The work’s distinctive philosophical achievement is therefore the construction of a positive ground for revelation that does not collapse the ground into the revealed and does not separate them so far that revelation becomes an arbitrary external event. The negating force is the ground precisely because, in its overcoming, it makes Love possible; Love is the actual existence of God precisely because it is grounded in the overcome No. The temporal articulation of this overcoming as the succession of eternities is what allows the structure to be both grounded and revealed, both presupposed and brought into being. Were the first nature in harmony with itself, it would remain so. It would be constantly One and would never become Two. It would be an eternal rigidity without progress. The work’s central insistence that progress requires contradiction, that life requires the overcoming of death, that revelation requires a ground that resists it, is what gives it its distinctive philosophical character and its enduring value as an object of careful conceptual study.

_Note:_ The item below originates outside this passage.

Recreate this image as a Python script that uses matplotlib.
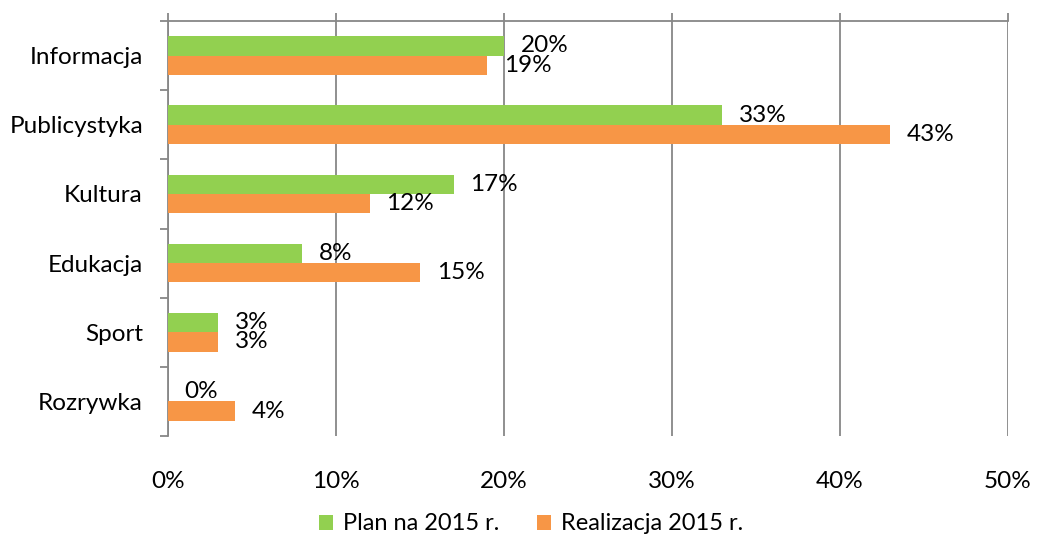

In closing, a remark on the unity the work attains: it is, in the most precise sense, the unity of a system of freedom, which is the unity neither of a closed totality nor of an open horizon but of an organism whose vital articulation depends on the inability of any of its parts to become the whole. The system is the system precisely insofar as no single proposition or principle can be extracted from its movement and held up as the system’s truth. The system is enacted in the inferential progression that integrates its determinations, and it is genuinely systematic — but only insofar as one recognizes that its systematicity is the systematicity of a living organism rather than of a deductive structure. The work attains a form of philosophical unity that is exactly congruent with its central doctrine: that the actual God is the unity of necessity and freedom, that this unity is articulated through the temporal succession of revelation, and that the succession is at once ground and consequence of the unity it articulates. The compositional incompletion of the work — the absence of the Second and Third Books — is itself the work’s most rigorous enactment of its central doctrine: the present is not yet ripe for its own presentation, and the future is intimated but not yet narratable. Perhaps the one is still coming who will sing the greatest heroic poem, grasping in spirit something for which the seers of old were famous: what was, what is, what will be. But this time has not yet come. We must not misjudge our time. The work is, in this respect, faithful to its own internal commitments to a degree that places it among the most methodologically self-aware constructions in the history of philosophy.

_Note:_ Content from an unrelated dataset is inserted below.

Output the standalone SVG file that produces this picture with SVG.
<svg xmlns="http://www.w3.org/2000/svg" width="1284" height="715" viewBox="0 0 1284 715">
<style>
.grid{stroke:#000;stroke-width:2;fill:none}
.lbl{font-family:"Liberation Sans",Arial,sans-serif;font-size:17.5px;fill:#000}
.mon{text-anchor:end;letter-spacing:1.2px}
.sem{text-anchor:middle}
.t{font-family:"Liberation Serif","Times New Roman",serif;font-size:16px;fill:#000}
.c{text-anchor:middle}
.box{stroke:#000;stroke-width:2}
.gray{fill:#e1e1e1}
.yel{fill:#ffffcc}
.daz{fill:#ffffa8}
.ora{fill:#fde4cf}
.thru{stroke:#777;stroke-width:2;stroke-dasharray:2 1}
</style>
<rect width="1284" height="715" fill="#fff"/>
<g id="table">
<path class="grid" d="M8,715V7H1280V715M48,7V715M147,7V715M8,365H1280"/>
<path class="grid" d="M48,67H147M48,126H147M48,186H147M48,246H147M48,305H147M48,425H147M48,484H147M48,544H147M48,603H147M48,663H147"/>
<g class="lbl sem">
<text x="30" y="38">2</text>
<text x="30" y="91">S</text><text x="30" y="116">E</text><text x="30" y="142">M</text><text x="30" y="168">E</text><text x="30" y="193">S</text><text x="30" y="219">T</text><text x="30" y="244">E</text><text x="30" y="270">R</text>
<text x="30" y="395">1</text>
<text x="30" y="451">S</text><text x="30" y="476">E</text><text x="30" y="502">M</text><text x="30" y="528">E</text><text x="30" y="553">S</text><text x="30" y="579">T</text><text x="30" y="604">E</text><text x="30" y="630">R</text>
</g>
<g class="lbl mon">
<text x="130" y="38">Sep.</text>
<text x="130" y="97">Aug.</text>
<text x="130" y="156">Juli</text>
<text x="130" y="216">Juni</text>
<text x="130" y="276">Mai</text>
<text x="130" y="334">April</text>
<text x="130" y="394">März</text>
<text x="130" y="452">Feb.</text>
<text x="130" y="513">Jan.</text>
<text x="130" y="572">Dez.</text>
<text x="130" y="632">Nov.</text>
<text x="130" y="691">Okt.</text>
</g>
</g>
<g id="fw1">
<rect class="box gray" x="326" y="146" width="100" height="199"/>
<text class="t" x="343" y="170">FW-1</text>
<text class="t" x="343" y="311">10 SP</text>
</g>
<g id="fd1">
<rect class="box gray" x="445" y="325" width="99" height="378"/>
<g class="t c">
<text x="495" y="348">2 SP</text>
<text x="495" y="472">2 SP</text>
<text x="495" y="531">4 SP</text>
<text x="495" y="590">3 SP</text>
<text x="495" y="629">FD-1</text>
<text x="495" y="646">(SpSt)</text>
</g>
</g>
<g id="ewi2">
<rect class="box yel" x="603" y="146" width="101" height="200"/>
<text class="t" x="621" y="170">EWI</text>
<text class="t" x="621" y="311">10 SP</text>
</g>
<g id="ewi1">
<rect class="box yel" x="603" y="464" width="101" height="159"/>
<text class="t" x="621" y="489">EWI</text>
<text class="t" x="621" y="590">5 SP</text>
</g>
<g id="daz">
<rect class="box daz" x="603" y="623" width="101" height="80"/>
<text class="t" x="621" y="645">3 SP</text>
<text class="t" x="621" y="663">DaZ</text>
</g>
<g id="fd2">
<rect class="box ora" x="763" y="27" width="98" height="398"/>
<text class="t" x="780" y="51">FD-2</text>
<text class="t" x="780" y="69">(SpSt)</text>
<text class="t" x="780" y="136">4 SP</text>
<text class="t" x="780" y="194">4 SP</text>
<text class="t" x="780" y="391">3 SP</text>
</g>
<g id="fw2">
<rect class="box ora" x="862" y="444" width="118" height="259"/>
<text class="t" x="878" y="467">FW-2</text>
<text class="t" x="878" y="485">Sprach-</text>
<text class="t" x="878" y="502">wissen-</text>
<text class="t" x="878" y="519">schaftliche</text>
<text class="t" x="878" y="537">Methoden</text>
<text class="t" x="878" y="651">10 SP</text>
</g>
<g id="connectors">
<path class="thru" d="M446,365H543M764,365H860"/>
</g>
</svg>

The work’s distinctive value as an object of study is thereby threefold. First, it offers a sustained construction of the divine becoming that is more philosophically precise than the broader summaries of Schelling’s late philosophy usually suggest, with the doctrines of the three potencies, the cision, the unprethinkable decision, the embryonic God, and the temporal articulation of contradiction worked out in considerable detail. Second, it preserves, in its very unfinished form, the methodological commitments that make its construction possible — the commitment to local validity of axioms, the chastity of the boundary between philosophy and theosophy, the refusal of dialectical closure, the silence on what cannot yet be said. Third, it offers a text whose editorial mediation discloses the layered history through which the work has reached us, and which therefore invites the reader to consider the philosophical work itself as inseparable from the conditions of its preservation and transmission. The work’s compositional incompletion is not a contingent fact about its history but a structural fact about its method, and reading it carefully requires holding all three dimensions in view at once: the inner argument, the methodological self-awareness, and the editorial stratification by which the argument and the self-awareness have been preserved.